The sorry figure of 16/2 flared into 18/3 when Virat Kohli’s forward thrust found the edge of his bat and flew to the slips, where Daryll Mitchell grabbed a low catch. It ended another harrowing series for Kohli, and with the hard truth that perhaps his best days are past him. This series, he has been a shadow of a shadow, a redoubtable proof that he is a diminished force. Beneath the paining shoulders could be a tired mind too. He has lost the unflinching drive that made him.

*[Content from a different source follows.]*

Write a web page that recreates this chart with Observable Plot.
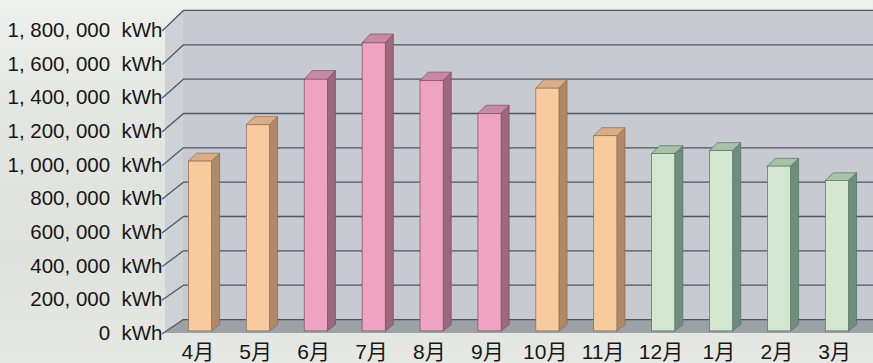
<!DOCTYPE html>
<html>
<head>
<meta charset="utf-8">
<script src="https://cdn.jsdelivr.net/npm/d3@7"></script>
<script src="https://cdn.jsdelivr.net/npm/@observablehq/plot@0.6"></script>
<style>
  html, body { margin: 0; padding: 0; }
  body {
    width: 873px; height: 363px; overflow: hidden;
    background: linear-gradient(180deg, #eef0ed 0%, #e4e7e1 30%, #dfe2dc 70%, #e6e8e3 100%);
  }
  #chart svg g[aria-label="x-axis tick label"] text { font-size: 21px; }
</style>
</head>
<body>
<div id="chart"></div>
<script>
// Monthly electricity use (April to March)
const months = ["4月", "5月", "6月", "7月", "8月", "9月", "10月", "11月", "12月", "1月", "2月", "3月"];
const usage = [1006000, 1221000, 1491000, 1706000, 1482000, 1288000, 1438000, 1156000, 1050000, 1068000, 976000, 891000];
const seasons = ["mid", "mid", "summer", "summer", "summer", "summer", "mid", "mid", "winter", "winter", "winter", "winter"];
const yTicks = [0, 200000, 400000, 600000, 800000, 1000000, 1200000, 1400000, 1600000, 1800000];

// Face colours of the 3D columns per season
const palette = {
  mid:    {front: "#f7cb9e", side: "#b08a68", top: "#d9ad86", edge: "#8a6a50"},
  summer: {front: "#eea4be", side: "#9c687c", top: "#c88aa2", edge: "#7a4e60"},
  winter: {front: "#d3e7d0", side: "#6e8d7c", top: "#a8c2aa", edge: "#557060"}
};

// Oblique projection: depth d in [0, 1] shifts x right and y up
const DX = 0.31, DY = 83000, PERSP = 0.02;
const at = (v, d) => d * DY + v * (1 + d * PERSP);
const D1 = 0.15, D2 = 0.6, HALF = 0.2;      // column depth span and half width
const X_LEFT = -0.558, X_RIGHT = 12.4;      // extent of the walls and floor
const Y_MAX = yTicks[yTicks.length - 1];

const bars = months.map((m, i) => ({i, m, v: usage[i], s: seasons[i]}));

const sides = bars.flatMap(b => [D1, D2].map(d => ({
  ...b, x: b.i + HALF + d * DX, y1: at(0, d), y2: at(b.v, d)
})));
const tops = bars.flatMap(b => [D1, D2].map(d => ({
  ...b, y: at(b.v, d), x1: b.i - HALF + d * DX, x2: b.i + HALF + d * DX
})));

const sideWall = [0, 1].map(d => ({x: X_LEFT + d * DX, y1: at(0, d), y2: at(Y_MAX, d)}));
const floor = [0, 1].map(d => ({y: at(0, d), x1: X_LEFT + d * DX, x2: X_RIGHT + d * DX}));
const grid = yTicks.flatMap(t => [
  {t, x: X_LEFT - 0.05, y: t},
  {t, x: X_LEFT + DX, y: at(t, 1)},
  {t, x: X_RIGHT, y: at(t, 1)}
]);

const fmt = d3.format(",");

const chart = Plot.plot({
  width: 873,
  height: 363,
  marginLeft: 165,
  marginRight: 0,
  marginTop: 10,
  marginBottom: 28,
  style: {
    background: "transparent",
    fontFamily: "'Liberation Sans', 'Noto Sans CJK JP', sans-serif",
    fontSize: "20.5px",
    color: "#161616",
    overflow: "hidden"
  },
  color: {type: "identity"},
  x: {
    type: "linear",
    domain: [-0.5, 11.5],
    range: [168.35, 863.15],
    ticks: months.map((_, i) => i),
    tickFormat: i => months[i],
    tickSize: 0,
    tickPadding: 9,
    label: null
  },
  y: {
    domain: [0, Y_MAX],
    range: [333, 30],
    ticks: yTicks,
    tickFormat: t => fmt(t).replace(/,/g, ", ") + "\u00a0\u00a0kWh",
    tickSize: 0,
    tickPadding: 3,
    label: null
  },
  marks: [
    // back wall
    Plot.rect([Y_MAX], {x1: () => X_LEFT + DX, x2: () => X_RIGHT, y1: () => at(0, 1), y2: t => at(t, 1), fill: "#c7cad1"}),
    // left side wall
    Plot.areaY(sideWall, {x: "x", y1: "y1", y2: "y2", fill: "#cdd1d8"}),
    // floor
    Plot.areaX(floor, {y: "y", x1: "x1", x2: "x2", fill: "#9ba1a6"}),
    // gridlines on side and back walls
    Plot.line(grid, {x: "x", y: "y", z: "t", stroke: "#4f575d", strokeWidth: 1.3}),
    // columns: side, top and front faces
    Plot.areaY(sides, {x: "x", y1: "y1", y2: "y2", z: "m", fill: d => palette[d.s].side, stroke: d => palette[d.s].edge, strokeWidth: 0.7}),
    Plot.areaX(tops, {y: "y", x1: "x1", x2: "x2", z: "m", fill: d => palette[d.s].top, stroke: d => palette[d.s].edge, strokeWidth: 0.7}),
    Plot.rect(bars, {
      x1: d => d.i - HALF + D1 * DX,
      x2: d => d.i + HALF + D1 * DX,
      y1: () => at(0, D1),
      y2: d => at(d.v, D1),
      fill: d => palette[d.s].front,
      stroke: d => palette[d.s].edge,
      strokeWidth: 0.7
    })
  ]
});

document.getElementById("chart").append(chart);
</script>
</body>
</html>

By now, collapses of damningly farcical nature, even at home, are such a constant that it ceases to shock the audience. Ten balls later, India slipped further into the gorge, with the home-boys, Yashasvi Jaiswal and Sarfaraz Khan, touted the future of Indian batting, floundering. More than the wickedness of the surface, it was pressure that broke them. Yashasvi defended with the pad in front of the bat, making Glenn Phillips resemble peak Saqlain Mushtaq. He was unsure which way the ball would turn. It didn’t and he was struck plumb.

Enter Sarfaraz. His first home Test would haunt him for a while. His first shift lasted four balls. His second lasted two fewer, though he made a run before sweeping himself to destruction. He is a proficient sweeper in domestic cricket, but on a raging turner with bounce it was plain foolish. Even more so if you are premeditating. Like Gill, he was another victim of an inflexible mindset. To perish to a full toss on this surface was frightful.

Ravindra Jadeja, reprieved first ball, arrested the slide in the company of Pant. He resisted for 21 balls, performing the sidekick role to the dynamic Pant. Run by run, they nearly halved the target before the bat-pad gobbled him up. But as long as Pant batted, hope lingered. He fell, and so too his team.